▶ Given request: Return each line of the listing below, unchanged, and omit the images.

▶ Data segment:
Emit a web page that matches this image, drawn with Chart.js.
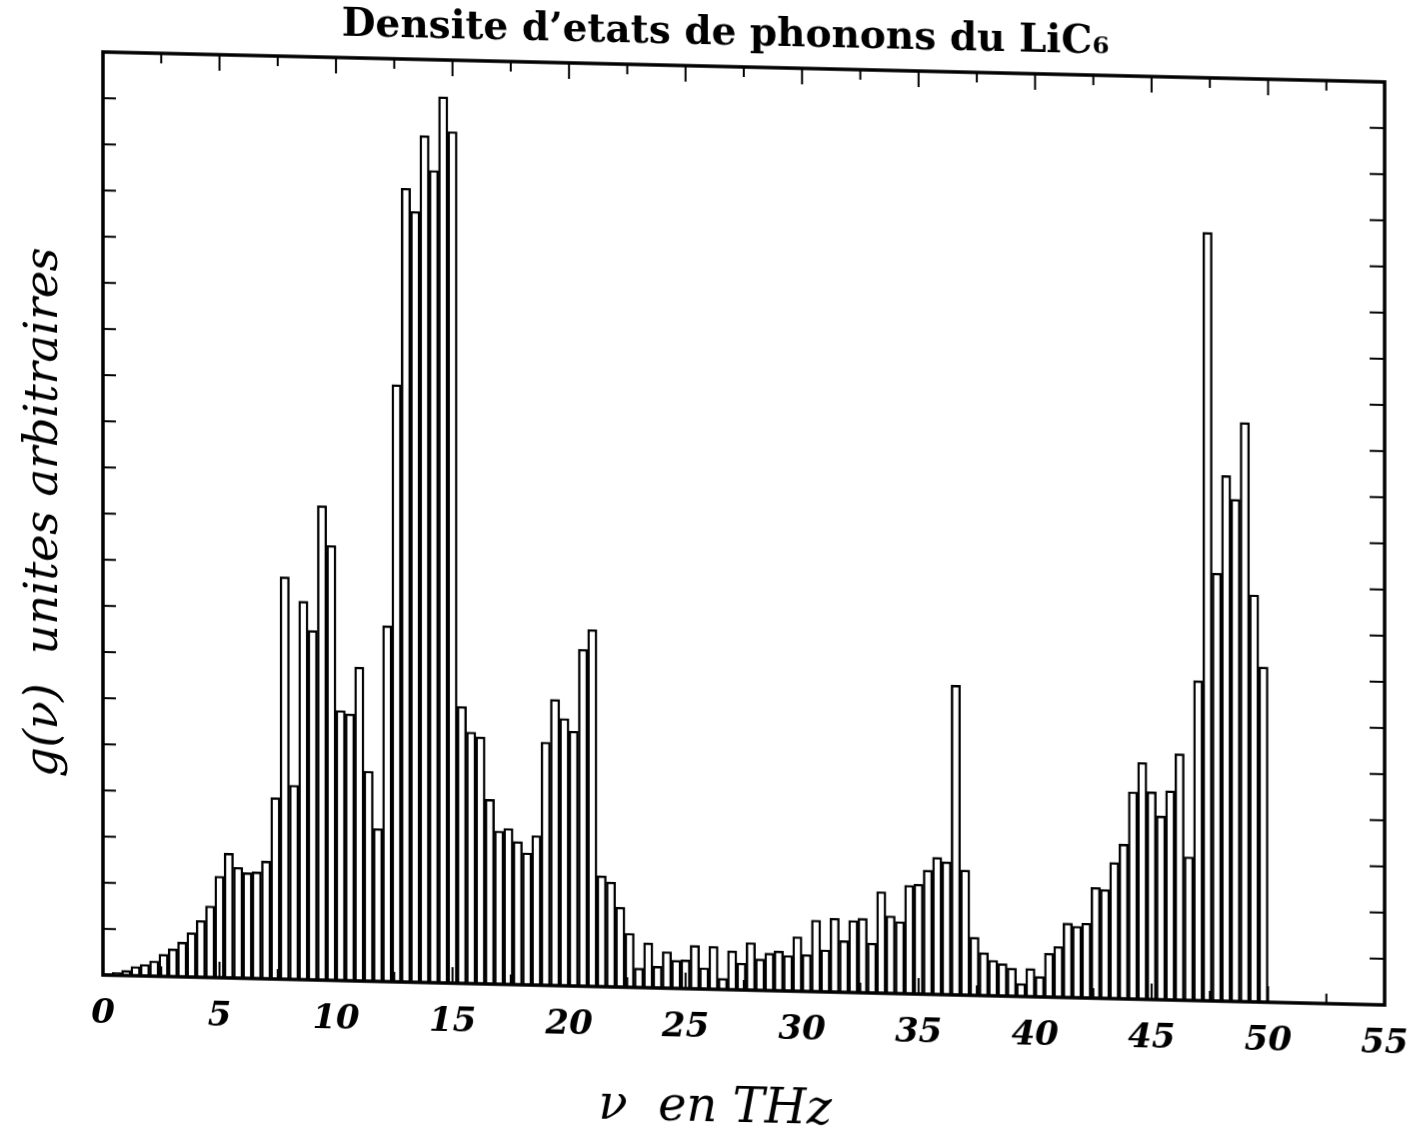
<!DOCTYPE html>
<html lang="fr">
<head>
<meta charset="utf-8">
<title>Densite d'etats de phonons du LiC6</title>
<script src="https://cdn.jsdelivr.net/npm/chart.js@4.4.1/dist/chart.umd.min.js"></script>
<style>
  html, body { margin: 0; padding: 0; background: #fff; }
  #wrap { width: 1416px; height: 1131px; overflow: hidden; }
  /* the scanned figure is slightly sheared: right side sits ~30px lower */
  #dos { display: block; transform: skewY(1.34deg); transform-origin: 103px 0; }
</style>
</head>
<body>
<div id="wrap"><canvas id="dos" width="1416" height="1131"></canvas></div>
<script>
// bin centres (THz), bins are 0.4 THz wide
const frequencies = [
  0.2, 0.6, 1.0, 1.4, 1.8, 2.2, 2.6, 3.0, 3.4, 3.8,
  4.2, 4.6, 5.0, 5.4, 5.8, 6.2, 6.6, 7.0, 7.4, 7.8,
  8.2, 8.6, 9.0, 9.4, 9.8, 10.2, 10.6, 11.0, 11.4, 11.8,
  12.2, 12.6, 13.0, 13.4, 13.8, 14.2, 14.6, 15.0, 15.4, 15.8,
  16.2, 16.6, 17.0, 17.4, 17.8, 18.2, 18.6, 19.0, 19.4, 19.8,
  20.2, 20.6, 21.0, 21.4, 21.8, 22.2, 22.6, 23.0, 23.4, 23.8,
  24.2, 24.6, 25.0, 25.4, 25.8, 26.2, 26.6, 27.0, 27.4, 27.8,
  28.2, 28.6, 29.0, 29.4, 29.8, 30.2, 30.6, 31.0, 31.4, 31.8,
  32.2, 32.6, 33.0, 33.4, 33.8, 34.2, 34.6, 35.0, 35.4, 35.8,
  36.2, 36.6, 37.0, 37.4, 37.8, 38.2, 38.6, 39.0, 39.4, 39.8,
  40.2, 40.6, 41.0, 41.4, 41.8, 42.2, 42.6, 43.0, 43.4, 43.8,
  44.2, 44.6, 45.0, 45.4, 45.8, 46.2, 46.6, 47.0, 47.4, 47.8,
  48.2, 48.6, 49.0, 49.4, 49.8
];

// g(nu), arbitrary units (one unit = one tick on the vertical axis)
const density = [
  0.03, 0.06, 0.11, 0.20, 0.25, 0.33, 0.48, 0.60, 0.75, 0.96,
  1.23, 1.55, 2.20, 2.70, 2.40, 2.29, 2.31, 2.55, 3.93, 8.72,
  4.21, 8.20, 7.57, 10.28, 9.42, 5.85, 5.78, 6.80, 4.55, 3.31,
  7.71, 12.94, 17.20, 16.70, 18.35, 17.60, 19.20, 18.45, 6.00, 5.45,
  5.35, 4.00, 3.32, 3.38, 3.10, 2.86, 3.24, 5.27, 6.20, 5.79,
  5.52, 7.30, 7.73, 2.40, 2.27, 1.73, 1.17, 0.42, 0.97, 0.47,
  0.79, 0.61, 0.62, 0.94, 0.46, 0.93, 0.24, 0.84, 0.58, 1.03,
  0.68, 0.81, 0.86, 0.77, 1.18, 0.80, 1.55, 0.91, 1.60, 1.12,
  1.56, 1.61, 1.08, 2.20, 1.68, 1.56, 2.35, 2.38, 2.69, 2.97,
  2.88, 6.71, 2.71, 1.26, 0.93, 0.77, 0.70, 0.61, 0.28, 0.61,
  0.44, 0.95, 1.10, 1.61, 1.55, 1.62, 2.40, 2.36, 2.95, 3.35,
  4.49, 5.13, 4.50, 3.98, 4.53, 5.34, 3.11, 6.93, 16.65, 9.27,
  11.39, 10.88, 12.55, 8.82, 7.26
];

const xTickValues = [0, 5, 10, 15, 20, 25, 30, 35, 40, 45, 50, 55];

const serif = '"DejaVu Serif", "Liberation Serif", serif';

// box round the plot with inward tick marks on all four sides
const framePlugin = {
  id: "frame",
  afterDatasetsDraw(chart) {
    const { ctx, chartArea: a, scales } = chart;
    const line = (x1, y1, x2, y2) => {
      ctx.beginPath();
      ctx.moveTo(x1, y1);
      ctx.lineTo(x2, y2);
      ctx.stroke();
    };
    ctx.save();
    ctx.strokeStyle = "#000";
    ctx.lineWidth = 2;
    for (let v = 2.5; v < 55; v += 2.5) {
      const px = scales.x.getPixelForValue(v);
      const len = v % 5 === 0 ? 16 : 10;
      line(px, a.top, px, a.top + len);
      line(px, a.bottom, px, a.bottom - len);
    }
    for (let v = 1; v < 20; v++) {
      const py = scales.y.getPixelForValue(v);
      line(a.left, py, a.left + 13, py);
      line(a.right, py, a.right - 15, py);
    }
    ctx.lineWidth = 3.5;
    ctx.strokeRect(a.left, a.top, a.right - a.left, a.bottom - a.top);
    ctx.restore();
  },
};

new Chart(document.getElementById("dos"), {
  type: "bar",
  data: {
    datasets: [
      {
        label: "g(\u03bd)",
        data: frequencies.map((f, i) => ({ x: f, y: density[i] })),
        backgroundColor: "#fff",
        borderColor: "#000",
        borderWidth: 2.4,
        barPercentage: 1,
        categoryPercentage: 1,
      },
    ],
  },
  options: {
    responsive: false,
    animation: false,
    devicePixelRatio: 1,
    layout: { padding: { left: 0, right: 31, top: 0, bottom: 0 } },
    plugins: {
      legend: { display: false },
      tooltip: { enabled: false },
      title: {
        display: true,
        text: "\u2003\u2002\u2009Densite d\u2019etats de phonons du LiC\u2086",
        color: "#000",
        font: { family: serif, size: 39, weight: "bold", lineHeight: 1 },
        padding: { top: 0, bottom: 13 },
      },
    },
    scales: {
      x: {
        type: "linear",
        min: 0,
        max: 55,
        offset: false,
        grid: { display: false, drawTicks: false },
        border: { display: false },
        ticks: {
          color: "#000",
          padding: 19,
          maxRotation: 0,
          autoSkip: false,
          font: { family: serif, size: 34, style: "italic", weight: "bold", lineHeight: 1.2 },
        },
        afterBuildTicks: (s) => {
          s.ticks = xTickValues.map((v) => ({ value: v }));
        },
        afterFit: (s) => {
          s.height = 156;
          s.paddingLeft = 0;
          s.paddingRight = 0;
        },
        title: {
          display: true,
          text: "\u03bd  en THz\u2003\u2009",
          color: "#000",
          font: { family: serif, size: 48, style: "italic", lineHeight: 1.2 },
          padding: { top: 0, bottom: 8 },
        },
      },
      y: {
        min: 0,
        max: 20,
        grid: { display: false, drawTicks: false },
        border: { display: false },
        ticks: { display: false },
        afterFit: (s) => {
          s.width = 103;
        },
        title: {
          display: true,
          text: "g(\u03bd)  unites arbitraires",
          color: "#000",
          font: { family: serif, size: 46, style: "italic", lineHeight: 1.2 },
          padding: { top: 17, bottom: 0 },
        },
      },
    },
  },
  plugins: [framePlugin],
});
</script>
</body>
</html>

▶ Solution:
Emit a web page that matches this image, drawn with Chart.js.
<!DOCTYPE html>
<html lang="fr">
<head>
<meta charset="utf-8">
<title>Densite d'etats de phonons du LiC6</title>
<script src="https://cdn.jsdelivr.net/npm/chart.js@4.4.1/dist/chart.umd.min.js"></script>
<style>
  html, body { margin: 0; padding: 0; background: #fff; }
  #wrap { width: 1416px; height: 1131px; overflow: hidden; }
  /* the scanned figure is slightly sheared: right side sits ~30px lower */
  #dos { display: block; transform: skewY(1.34deg); transform-origin: 103px 0; }
</style>
</head>
<body>
<div id="wrap"><canvas id="dos" width="1416" height="1131"></canvas></div>
<script>
// bin centres (THz), bins are 0.4 THz wide
const frequencies = [
  0.2, 0.6, 1.0, 1.4, 1.8, 2.2, 2.6, 3.0, 3.4, 3.8,
  4.2, 4.6, 5.0, 5.4, 5.8, 6.2, 6.6, 7.0, 7.4, 7.8,
  8.2, 8.6, 9.0, 9.4, 9.8, 10.2, 10.6, 11.0, 11.4, 11.8,
  12.2, 12.6, 13.0, 13.4, 13.8, 14.2, 14.6, 15.0, 15.4, 15.8,
  16.2, 16.6, 17.0, 17.4, 17.8, 18.2, 18.6, 19.0, 19.4, 19.8,
  20.2, 20.6, 21.0, 21.4, 21.8, 22.2, 22.6, 23.0, 23.4, 23.8,
  24.2, 24.6, 25.0, 25.4, 25.8, 26.2, 26.6, 27.0, 27.4, 27.8,
  28.2, 28.6, 29.0, 29.4, 29.8, 30.2, 30.6, 31.0, 31.4, 31.8,
  32.2, 32.6, 33.0, 33.4, 33.8, 34.2, 34.6, 35.0, 35.4, 35.8,
  36.2, 36.6, 37.0, 37.4, 37.8, 38.2, 38.6, 39.0, 39.4, 39.8,
  40.2, 40.6, 41.0, 41.4, 41.8, 42.2, 42.6, 43.0, 43.4, 43.8,
  44.2, 44.6, 45.0, 45.4, 45.8, 46.2, 46.6, 47.0, 47.4, 47.8,
  48.2, 48.6, 49.0, 49.4, 49.8
];

// g(nu), arbitrary units (one unit = one tick on the vertical axis)
const density = [
  0.03, 0.06, 0.11, 0.20, 0.25, 0.33, 0.48, 0.60, 0.75, 0.96,
  1.23, 1.55, 2.20, 2.70, 2.40, 2.29, 2.31, 2.55, 3.93, 8.72,
  4.21, 8.20, 7.57, 10.28, 9.42, 5.85, 5.78, 6.80, 4.55, 3.31,
  7.71, 12.94, 17.20, 16.70, 18.35, 17.60, 19.20, 18.45, 6.00, 5.45,
  5.35, 4.00, 3.32, 3.38, 3.10, 2.86, 3.24, 5.27, 6.20, 5.79,
  5.52, 7.30, 7.73, 2.40, 2.27, 1.73, 1.17, 0.42, 0.97, 0.47,
  0.79, 0.61, 0.62, 0.94, 0.46, 0.93, 0.24, 0.84, 0.58, 1.03,
  0.68, 0.81, 0.86, 0.77, 1.18, 0.80, 1.55, 0.91, 1.60, 1.12,
  1.56, 1.61, 1.08, 2.20, 1.68, 1.56, 2.35, 2.38, 2.69, 2.97,
  2.88, 6.71, 2.71, 1.26, 0.93, 0.77, 0.70, 0.61, 0.28, 0.61,
  0.44, 0.95, 1.10, 1.61, 1.55, 1.62, 2.40, 2.36, 2.95, 3.35,
  4.49, 5.13, 4.50, 3.98, 4.53, 5.34, 3.11, 6.93, 16.65, 9.27,
  11.39, 10.88, 12.55, 8.82, 7.26
];

const xTickValues = [0, 5, 10, 15, 20, 25, 30, 35, 40, 45, 50, 55];

const serif = '"DejaVu Serif", "Liberation Serif", serif';

// box round the plot with inward tick marks on all four sides
const framePlugin = {
  id: "frame",
  afterDatasetsDraw(chart) {
    const { ctx, chartArea: a, scales } = chart;
    const line = (x1, y1, x2, y2) => {
      ctx.beginPath();
      ctx.moveTo(x1, y1);
      ctx.lineTo(x2, y2);
      ctx.stroke();
    };
    ctx.save();
    ctx.strokeStyle = "#000";
    ctx.lineWidth = 2;
    for (let v = 2.5; v < 55; v += 2.5) {
      const px = scales.x.getPixelForValue(v);
      const len = v % 5 === 0 ? 16 : 10;
      line(px, a.top, px, a.top + len);
      line(px, a.bottom, px, a.bottom - len);
    }
    for (let v = 1; v < 20; v++) {
      const py = scales.y.getPixelForValue(v);
      line(a.left, py, a.left + 13, py);
      line(a.right, py, a.right - 15, py);
    }
    ctx.lineWidth = 3.5;
    ctx.strokeRect(a.left, a.top, a.right - a.left, a.bottom - a.top);
    ctx.restore();
  },
};

new Chart(document.getElementById("dos"), {
  type: "bar",
  data: {
    datasets: [
      {
        label: "g(\u03bd)",
        data: frequencies.map((f, i) => ({ x: f, y: density[i] })),
        backgroundColor: "#fff",
        borderColor: "#000",
        borderWidth: 2.4,
        barPercentage: 1,
        categoryPercentage: 1,
      },
    ],
  },
  options: {
    responsive: false,
    animation: false,
    devicePixelRatio: 1,
    layout: { padding: { left: 0, right: 31, top: 0, bottom: 0 } },
    plugins: {
      legend: { display: false },
      tooltip: { enabled: false },
      title: {
        display: true,
        text: "\u2003\u2002\u2009Densite d\u2019etats de phonons du LiC\u2086",
        color: "#000",
        font: { family: serif, size: 39, weight: "bold", lineHeight: 1 },
        padding: { top: 0, bottom: 13 },
      },
    },
    scales: {
      x: {
        type: "linear",
        min: 0,
        max: 55,
        offset: false,
        grid: { display: false, drawTicks: false },
        border: { display: false },
        ticks: {
          color: "#000",
          padding: 19,
          maxRotation: 0,
          autoSkip: false,
          font: { family: serif, size: 34, style: "italic", weight: "bold", lineHeight: 1.2 },
        },
        afterBuildTicks: (s) => {
          s.ticks = xTickValues.map((v) => ({ value: v }));
        },
        afterFit: (s) => {
          s.height = 156;
          s.paddingLeft = 0;
          s.paddingRight = 0;
        },
        title: {
          display: true,
          text: "\u03bd  en THz\u2003\u2009",
          color: "#000",
          font: { family: serif, size: 48, style: "italic", lineHeight: 1.2 },
          padding: { top: 0, bottom: 8 },
        },
      },
      y: {
        min: 0,
        max: 20,
        grid: { display: false, drawTicks: false },
        border: { display: false },
        ticks: { display: false },
        afterFit: (s) => {
          s.width = 103;
        },
        title: {
          display: true,
          text: "g(\u03bd)  unites arbitraires",
          color: "#000",
          font: { family: serif, size: 46, style: "italic", lineHeight: 1.2 },
          padding: { top: 17, bottom: 0 },
        },
      },
    },
  },
  plugins: [framePlugin],
});
</script>
</body>
</html>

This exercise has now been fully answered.